What kind of breed is this, ive got this pigeon for a while now


----------



## APF_LOFT (Aug 9, 2010)

it look like a helmet pigeon to me.


----------



## spirit wings (Mar 29, 2008)

yes looks like a helmet with some mismarks on his wings or back and perhaps the head as I think the color is not suppose to cover the whole head but just from under the eye and up... here is a link to a red and white one.
http://wapedia.mobi/thumb/25d7510/en/fixed/470/372/Crested_helmet_pigeon.jpg?format=jpg


----------



## sdymacz (Aug 30, 2010)

nun and maybe something else cross


----------



## spirit wings (Mar 29, 2008)

a nun has a bibb of color and also the flights are marked as well.. could be cross nun though as said with a helmet.. 
here is a link to study the nun markings.

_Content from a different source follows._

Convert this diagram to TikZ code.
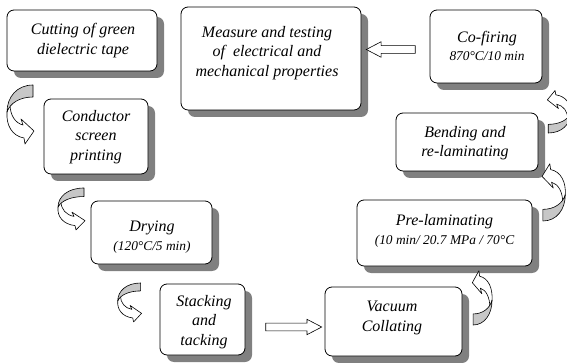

http://www.feathersite.com/Poultry/Pigeons/RedAshNun.JPEG


----------



## MaryOfExeter (Sep 30, 2007)

I'm thinking a crested Helmet x Old German Owl cross. The F1's wouldn't likely have a zipper frill but it would help with the owl shaped head, keeping the shell crest, but creating the mismarks. Probably a saddle marked OGO but could have been a tailmarked one.


----------



## sdymacz (Aug 30, 2010)

I have 12 helmet x owl from four different birds and all of them have smaller markings on their heads then helmets. None of them have a frill on their chest.


----------



## nWoAhmad (Aug 20, 2011)

thanks for the reply guys


----------



## MaryOfExeter (Sep 30, 2007)

Maybe a nun x OGO  I completely forgot that helmets have caps and the color isn't supposed to extend past the eyeline.


----------



## CarloSantoro (Jun 22, 2011)

If i had to guess possible could be an old german owl and nun. helmets don't have black beaks . sounds crazy but maybe even old german owl homer or tipplet cap cross? what ever its crossed with its interesting looking .


----------